-- Begin --

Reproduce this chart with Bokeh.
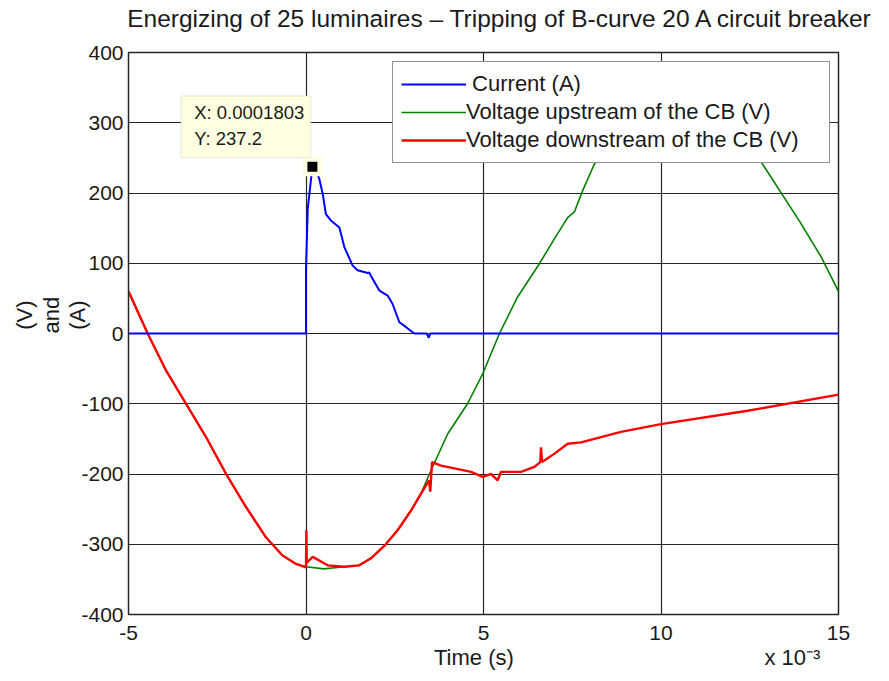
import math
from bokeh.plotting import figure
from bokeh.models import Label, Legend, LegendItem, BoxAnnotation, FixedTicker, LinearAxis
from bokeh.embed import file_html
from bokeh.resources import INLINE

# ---- data (time in ms, values in V or A) ----
cur_t = [-5.0, 0.0, 0.0, 0.05, 0.1803, 0.30, 0.375, 0.47, 0.56, 0.70, 0.94, 1.08, 1.31,
         1.45, 1.74, 1.78, 1.83, 2.07, 2.30, 2.44, 2.63, 2.82, 3.05, 3.40, 3.46, 3.50, 15.0]
cur_v = [0, 0, 92, 178, 237.2, 230, 220, 199, 170, 161, 151, 123, 97,
         90, 86, 87, 82, 61, 54, 42, 16, 9, 0, 0, -6, 0, 0]

up_t = [-5.0, -4.46, -3.94, -3.38, -2.82, -2.25, -1.69, -1.13, -0.66, -0.28, 0.0, 0.5,
        1.08, 1.50, 1.83, 2.21, 2.58, 2.96, 3.24, 3.52, 3.99, 4.55, 4.98, 5.45, 5.96,
        6.57, 7.00, 7.37, 7.56, 7.79, 8.12, 9.0, 10.0, 10.5, 11.0, 12.0, 12.8, 13.9,
        14.5, 15.0]
up_v = [60, 0, -53, -100, -147, -200, -247, -290, -316, -328, -332, -335,
        -332, -330, -320, -302, -280, -252, -228, -195, -143, -100, -57, 0, 52,
        99, 135, 165, 173, 203, 241, 295, 330, 335, 330, 290, 246, 160,
        110, 60]

dn_t = [-5.0, -4.46, -3.94, -3.38, -2.82, -2.25, -1.69, -1.13, -0.66, -0.28, 0.0, 0.01,
        0.02, 0.19, 0.61, 1.08, 1.50, 1.83, 2.21, 2.58, 2.96, 3.24, 3.47, 3.50, 3.55,
        3.80, 4.18, 4.65, 4.98, 5.21, 5.40, 5.49, 6.06, 6.43, 6.60, 6.62, 6.65, 7.00,
        7.37, 7.75, 8.87, 10.0, 12.44, 15.0]
dn_v = [60, 0, -53, -100, -147, -200, -247, -290, -316, -328, -333, -280,
        -326, -318, -330, -332, -330, -320, -302, -280, -252, -228, -209, -225, -183,
        -188, -192, -197, -204, -200, -209, -197, -197, -190, -183, -162, -183, -171,
        -157, -155, -140, -129, -110, -87]

x_ticks = [-5, 0, 5, 10, 15]
y_ticks = [-400, -300, -200, -100, 0, 100, 200, 300, 400]

title_text = "Energizing of 25 luminaires \u2013 Tripping of B-curve 20 A circuit breaker"
labels = ["Current (A)", "Voltage upstream of the CB (V)", "Voltage downstream of the CB (V)"]
y_label_lines = ["(V)", "and", "(A)"]
x_label = "Time (s)"
x_exponent = "x 10\u207b\u00b3"

FONT = "Liberation Sans"
TXT = "#1a1a1a"
NB = "\u00a0"

p = figure(width=889, height=681, x_range=(-5, 15), y_range=(-400, 400),
           output_backend="svg", toolbar_location=None,
           min_border_left=128, min_border_right=51, min_border_top=52,
           min_border_bottom=67)
p.background_fill_color = "white"
p.border_fill_color = "white"
p.outline_line_color = "#262626"
p.outline_line_width = 1.5

xax = p.below[0]
yax = p.left[0]
xax.ticker = FixedTicker(ticks=x_ticks)
yax.ticker = FixedTicker(ticks=y_ticks)
xax.major_label_overrides = {t: str(t) for t in x_ticks}
yax.major_label_overrides = {t: str(t) for t in y_ticks}
for ax in (xax, yax):
    ax.major_label_text_font = FONT
    ax.major_label_text_font_size = "21px"
    ax.major_label_text_color = TXT
    ax.axis_line_color = "#262626"
    ax.major_tick_in = 5
    ax.major_tick_out = 0
    ax.minor_tick_line_color = None
    ax.major_tick_line_color = "#262626"
    ax.axis_label_text_font = FONT
    ax.axis_label_text_font_style = "normal"
    ax.axis_label_text_font_size = "22px"
    ax.axis_label_text_color = TXT
xax.major_label_standoff = 11
yax.major_label_standoff = 5
xax.axis_label = NB * 47 + x_label + NB * 41 + x_exponent
xax.axis_label_standoff = 2
yax.axis_label = "\n".join(NB * 6 + s for s in y_label_lines)
yax.axis_label_standoff = -12
yax.axis_label_text_line_height = 1.06

p.xgrid.ticker = FixedTicker(ticks=x_ticks)
p.ygrid.ticker = FixedTicker(ticks=y_ticks)
p.grid.grid_line_color = "#262626"
p.grid.grid_line_width = 1.2
p.grid.grid_line_alpha = 1.0

# title drawn as the label of a bare axis above the frame
title_axis = LinearAxis(ticker=FixedTicker(ticks=[]), axis_line_color=None,
                        major_tick_line_color=None, minor_tick_line_color=None,
                        major_tick_in=0, major_tick_out=0, major_label_standoff=0,
                        axis_label=NB * 5 + title_text, axis_label_standoff=21,
                        axis_label_text_font=FONT, axis_label_text_font_size="24.5px",
                        axis_label_text_font_style="normal", axis_label_text_color=TXT)
p.add_layout(title_axis, "above")

# data lines
r_up = p.line(up_t, up_v, line_color="#008000", line_width=1.6)
r_dn = p.line(dn_t, dn_v, line_color="#FF0000", line_width=2.4)
r_cur = p.line(cur_t, cur_v, line_color="#0000FF", line_width=2.0)

# data tip at the current peak
ipk = max(range(len(cur_v)), key=lambda i: cur_v[i])
pk_x, pk_y = cur_t[ipk], cur_v[ipk]
p.scatter([pk_x], [pk_y], marker="square", size=19, fill_color="#FFFFE1", line_color=None)
p.scatter([pk_x], [pk_y], marker="square", size=10, fill_color="black", line_color=None)
p.add_layout(BoxAnnotation(left=pk_x - 3.70, right=pk_x - 0.05, bottom=pk_y + 13,
                           top=pk_y + 101, fill_color="#FFFFE1", fill_alpha=1.0,
                           line_color="#c8c8c8", line_width=1.5, level="annotation"))
p.add_layout(Label(x=pk_x - 3.33, y=pk_y + 77, text="X: %.7f" % (pk_x / 1000.0),
                   text_font=FONT, text_font_size="18.5px", text_color=TXT,
                   text_baseline="middle"))
p.add_layout(Label(x=pk_x - 3.33, y=pk_y + 40, text="Y: %.1f" % pk_y,
                   text_font=FONT, text_font_size="18.5px", text_color=TXT,
                   text_baseline="middle"))

# legend
legend = Legend(items=[LegendItem(label=NB + labels[0], renderers=[r_cur]),
                       LegendItem(label=labels[1], renderers=[r_up]),
                       LegendItem(label=labels[2], renderers=[r_dn])],
                location=(264, 451))
legend.label_text_font = FONT
legend.label_text_font_size = "22px"
legend.label_text_color = TXT
legend.glyph_width = 65
legend.glyph_height = 28
legend.label_height = 28
legend.label_width = 355
legend.label_standoff = 0
legend.spacing = 0
legend.padding = 8
legend.margin = 0
legend.border_line_color = "#262626"
legend.border_line_width = 1.2
legend.background_fill_color = "white"
legend.background_fill_alpha = 1.0
p.add_layout(legend)

open("out.html", "w").write(file_html(p, INLINE))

-- End --

Repeat, word for word and with no pictures, only the lines running from the beginning of the data to the line that contains "from bokeh.resources import INLINE".

▶ _Final result_
Reproduce this chart with Bokeh.
import math
from bokeh.plotting import figure
from bokeh.models import Label, Legend, LegendItem, BoxAnnotation, FixedTicker, LinearAxis
from bokeh.embed import file_html
from bokeh.resources import INLINE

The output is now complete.